The court erred in expunging paragraph two of the second defense. (The paragraph, however, is improperly pleaded as a second defense; it should have been added to the previous allegations of the answer.) The guaranty against competition from the plaintiff Whitney, was a material part of *171the consideration for the defendant’s promises to the firm. The agreement is made by "Whitney & Hines as partners; they agree to sell their stock in trade, assets and goodwill, to the defendant, for a cash payment and “ the performance of stipulation and agreements hereinafter contained; ” they then say, as an additional consideration for the above conveyance, the said vendee has agreed ” to pay the firm liabilities, and the said Whitney has agreed not to engage in the mercantile business such as Whitney & Hines have been conducting “ and hereby sell to said Cady.” This document they sign with their firm name. The defendant’s assent is as follows: “ I hereby accept the above instrument and con sent and assent and agree to all of the stipulations contained therein.” Certainly this is, at least, equivalent to a sale by Whitney & Hines and a purchase by Cady, upon the part consideration that the business such as that sold shall not for a certain period be carried on by one of the partners in opposition to Cady. If the agreement had promised that neither partner should interfere, the consideration would be enlarged, but it would not be any more truly a consideration for the firm contract.

The defendant alleges the failure of this consideration. A partial failure of consideration may be material in estimating damages in an action on the contract. Moore v. Ellsworth, 3 Conn. 483, 488; Cook v. Mix, 11 id. 432, 438; Andrews v. Wheaton, 23 id. 112, 118. Even if Hines may not be liable for all damages accruing to Cady from Whitney’s conduct, he cannot, jointly with Whitney, claim a specific performance of the agreement, if Whitney’s conduct in violation of the agreement has made its performance as a whole impossible, and its partial performance inequitable.
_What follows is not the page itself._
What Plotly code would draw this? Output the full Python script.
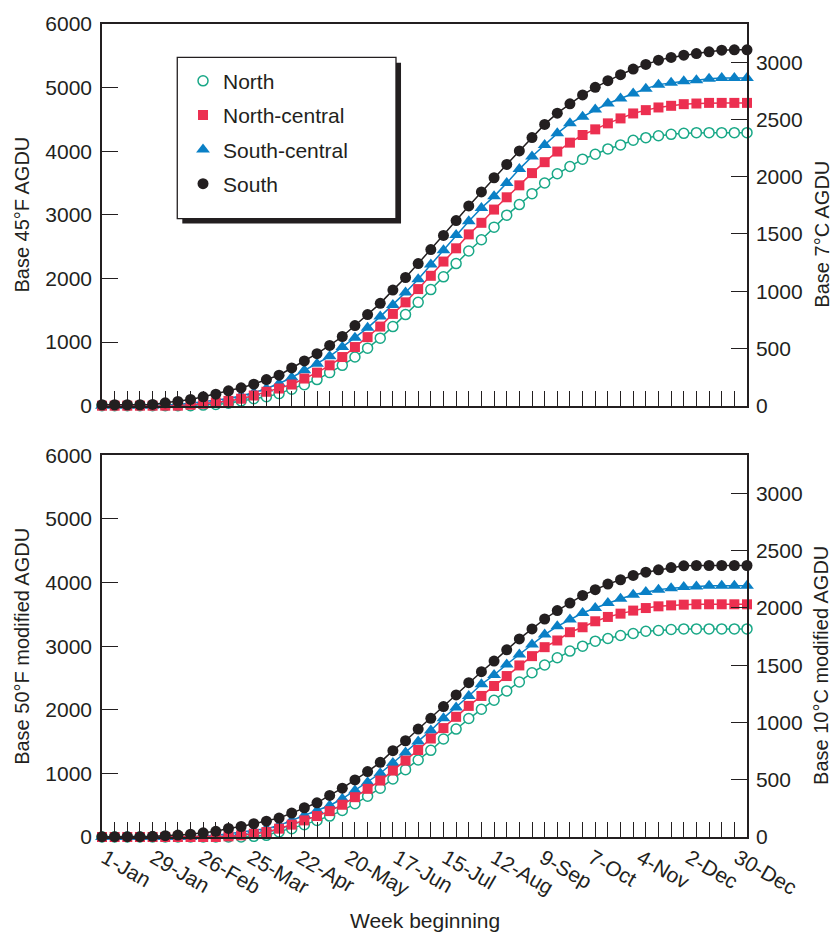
import plotly.graph_objects as go

# Week index (0 = week beginning 1-Jan), one point per week
week = list(range(52))
label_weeks = list(range(0, 53, 4))
label_text = ["1-Jan", "29-Jan", "26-Feb", "25-Mar", "22-Apr", "20-May", "17-Jun",
              "15-Jul", "12-Aug", "9-Sep", "7-Oct", "4-Nov", "2-Dec", "30-Dec"]

# Accumulated growing degree units, base 45°F
north_45 = [0, 0, 0, 0, 0, 0, 0, 0, 10, 20, 40, 75, 110, 141, 190, 260, 330, 411, 520, 635,
            765, 905, 1062, 1244, 1432, 1625, 1825, 2026, 2234, 2432, 2609, 2807, 2995, 3161,
            3333, 3500, 3646, 3760, 3875, 3953, 4036, 4099, 4172, 4213, 4244, 4266, 4281,
            4292, 4292, 4292, 4292, 4292]
ncentral_45 = [0, 0, 0, 0, 0, 0, 0, 15, 30, 50, 75, 110, 160, 219, 270, 333, 427, 520, 635,
               765, 922, 1078, 1244, 1443, 1625, 1833, 2042, 2266, 2474, 2693, 2875, 3083,
               3276, 3464, 3656, 3828, 3995, 4135, 4255, 4344, 4438, 4516, 4594, 4646, 4688,
               4714, 4740, 4750, 4760, 4760, 4760, 4760]
scentral_45 = [0, 0, 0, 0, 0, 10, 20, 36, 62, 88, 114, 156, 203, 270, 349, 443, 557, 661,
               776, 922, 1067, 1224, 1401, 1583, 1781, 1989, 2220, 2442, 2682, 2901, 3109,
               3291, 3500, 3719, 3917, 4099, 4281, 4438, 4542, 4656, 4750, 4828, 4906, 4984,
               5047, 5078, 5099, 5115, 5141, 5151, 5151, 5151]
south_45 = [15, 15, 15, 15, 20, 46, 67, 98, 140, 182, 234, 281, 338, 411, 479, 593, 703, 817,
            947, 1088, 1260, 1432, 1609, 1817, 2015, 2234, 2455, 2677, 2910, 3140, 3360, 3583,
            3792, 4005, 4214, 4422, 4599, 4745, 4885, 5005, 5109, 5203, 5292, 5365, 5432,
            5474, 5510, 5535, 5562, 5589, 5594, 5594]

# Accumulated modified growing degree units, base 50°F
north_50 = [0, 0, 0, 0, 0, 0, 0, 0, 0, 0, 0, 0, 10, 26, 78, 131, 194, 261, 329, 418, 522, 642,
            767, 913, 1059, 1210, 1362, 1540, 1696, 1862, 2009, 2150, 2296, 2437, 2582, 2703,
            2817, 2922, 3000, 3078, 3120, 3167, 3199, 3235, 3246, 3261, 3271, 3271, 3271,
            3271, 3271, 3271]
ncentral_50 = [0, 0, 0, 0, 0, 0, 0, 0, 0, 0, 10, 26, 52, 78, 131, 194, 261, 329, 407, 507,
               626, 757, 887, 1044, 1200, 1368, 1548, 1712, 1889, 2061, 2217, 2374, 2530,
               2697, 2843, 2984, 3089, 3219, 3297, 3391, 3459, 3511, 3559, 3599, 3626, 3641,
               3652, 3658, 3658, 3658, 3658, 3658]
scentral_50 = [0, 0, 0, 0, 0, 0, 0, 0, 15, 26, 52, 78, 104, 131, 183, 261, 340, 418, 496, 601,
               731, 861, 1002, 1164, 1330, 1502, 1675, 1868, 2035, 2217, 2400, 2546, 2713,
               2869, 3026, 3182, 3312, 3417, 3521, 3599, 3678, 3746, 3809, 3850, 3887, 3912,
               3928, 3939, 3950, 3950, 3950, 3950]
south_50 = [5, 5, 5, 5, 10, 20, 30, 45, 65, 90, 135, 165, 209, 248, 298, 376, 460, 538, 653,
            767, 898, 1028, 1174, 1357, 1513, 1696, 1865, 2050, 2233, 2426, 2598, 2765, 2942,
            3114, 3271, 3427, 3559, 3678, 3798, 3887, 3975, 4044, 4111, 4163, 4200, 4236,
            4263, 4268, 4268, 4268, 4268, 4268]

F_MAX = 6000
C_MAX = F_MAX * 5 / 9   # same scale expressed in °C units

INK = "#231f20"
GREEN = "#19a887"
RED = "#ec2f50"
BLUE = "#0a80c6"
FONT = "Liberation Sans, Arial, Helvetica, sans-serif"

series = {
    "North": (north_45, north_50, GREEN,
              dict(symbol="circle", size=10, color="white", line=dict(color=GREEN, width=1.5))),
    "North-central": (ncentral_45, ncentral_50, RED,
                      dict(symbol="square", size=10, color=RED, line=dict(width=0))),
    "South-central": (scentral_45, scentral_50, BLUE,
                      dict(symbol="triangle-up", size=12, color=BLUE, line=dict(width=0))),
    "South": (south_45, south_50, INK,
              dict(symbol="circle", size=11, color=INK, line=dict(width=0))),
}
legend_order = ["North", "North-central", "South-central", "South"]
draw_order = ["North", "South-central", "North-central", "South"]

fig = go.Figure()
for name in draw_order:
    v45, v50, color, marker = series[name]
    rank = legend_order.index(name) + 1
    for values, xa, ya, in_legend in ((v45, "x", "y", True), (v50, "x2", "y3", False)):
        # connecting line (kept out of the legend so only the symbol shows there)
        fig.add_trace(go.Scatter(x=week, y=values, xaxis=xa, yaxis=ya, mode="lines",
                                 line=dict(color=color, width=1.5), showlegend=False,
                                 legendgroup=name, hoverinfo="skip", cliponaxis=False))
        fig.add_trace(go.Scatter(x=week, y=values, xaxis=xa, yaxis=ya, mode="markers",
                                 marker=marker, name=name, legendgroup=name,
                                 legendrank=rank, showlegend=in_legend,
                                 hoverinfo="skip", cliponaxis=False))

# carrier for the week-label axis
fig.add_trace(go.Scatter(x=[None], y=[None], xaxis="x3", yaxis="y3", mode="markers",
                         showlegend=False, hoverinfo="skip"))

tick_font = dict(family=FONT, size=21, color=INK)
axis_line = dict(showline=True, linecolor=INK, linewidth=1.5, showgrid=False,
                 zeroline=False, ticks="inside", tickcolor=INK, tickwidth=1.3)

week_axis = dict(range=[0, 51], tickmode="linear", tick0=0, dtick=1, ticklen=15,
                 showticklabels=False, mirror=True, **axis_line)
f_axis = dict(range=[0, F_MAX], tickmode="linear", tick0=0, dtick=1000, ticklen=16,
              tickfont=tick_font, ticklabelstandoff=4, **axis_line)
c_axis = dict(range=[0, C_MAX], tickmode="linear", tick0=0, dtick=500, ticklen=16,
              tickfont=tick_font, side="right", ticklabelstandoff=3, **axis_line)

top_dom = [0.5305, 1.0]
bot_dom = [0.0, 0.4695]

fig.update_layout(
    width=833, height=935,
    margin=dict(l=102, r=86, t=17, b=98),
    paper_bgcolor="white", plot_bgcolor="white",
    font=dict(family=FONT, color=INK),
    xaxis=dict(domain=[0, 1], anchor="y", **week_axis),
    yaxis=dict(domain=top_dom, anchor="x", **f_axis),
    yaxis2=dict(overlaying="y", anchor="x", **c_axis),
    xaxis2=dict(domain=[0, 1], anchor="y3", **week_axis),
    yaxis3=dict(domain=bot_dom, anchor="x2", **f_axis),
    yaxis4=dict(overlaying="y3", anchor="x2", **c_axis),
    xaxis3=dict(overlaying="x2", anchor="y3", range=[-0.25, 52.75],
                tickmode="array", tickvals=label_weeks, ticktext=label_text,
                tickangle=30, ticks="", showline=False, showgrid=False, zeroline=False,
                tickfont=tick_font, ticklabelstandoff=4),
    legend=dict(x=0.1256, y=0.9549, xanchor="left", yanchor="top",
                bgcolor="rgba(0,0,0,0)", borderwidth=0, traceorder="grouped",
                tracegroupgap=4, font=dict(family=FONT, size=21, color=INK)),
    showlegend=True,
)

# Legend frame with a drop shadow
fig.add_shape(type="rect", xref="paper", yref="paper", x0=0.1245, x1=0.4636,
              y0=0.7545, y1=0.9524, fillcolor=INK, line=dict(width=0), layer="above")
fig.add_shape(type="rect", xref="paper", yref="paper", x0=0.1167, x1=0.4558,
              y0=0.7606, y1=0.9589, fillcolor="white", line=dict(color=INK, width=1.3),
              layer="above")

title_font = dict(family=FONT, size=20, color=INK)
for text, yref, yval, xpos in (("Base 45°F AGDU", "y", F_MAX / 2, -0.1245),
                               ("Base 7°C AGDU", "y2", 1500, 1.1158),
                               ("Base 50°F modified AGDU", "y3", F_MAX / 2, -0.1245),
                               ("Base 10°C modified AGDU", "y4", 1500, 1.1158)):
    fig.add_annotation(text=text, xref="paper", yref=yref, x=xpos, y=yval, textangle=-90,
                       xanchor="center", yanchor="middle", showarrow=False, font=title_font)
fig.add_annotation(text="Week beginning", xref="paper", yref="paper", x=0.5, y=-0.1024,
                   xanchor="center", yanchor="middle", showarrow=False,
                   font=dict(family=FONT, size=21, color=INK))

fig.write_html("out.html")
We think the allegation expunged was material to a proper defense. If there were a doubt as to this, the doubt would surely be a substantial one upon which the defendant would be entitled to be heard in full on demurrer; it is not one of those questions that may be summarily disposed of on a motion to expunge. Such motion is outside the regular pleadings in a cause. It was not intended and is not adapted to *172test the substantial rights of parties; its main use is to enable the court to purge the record of impertinence and surplusage. Practice Act, p. 4, § 10. Granting the motion may be discretionary. Bassett v. Shares, 63 Conn. 39, 42. To reject, on such a motion, substantial claims of a party, may practically be depriving him of his day in court.

There is error, the judgment of the Superior Court is set aside and a new trial granted.

In this opinion the other judges concurred.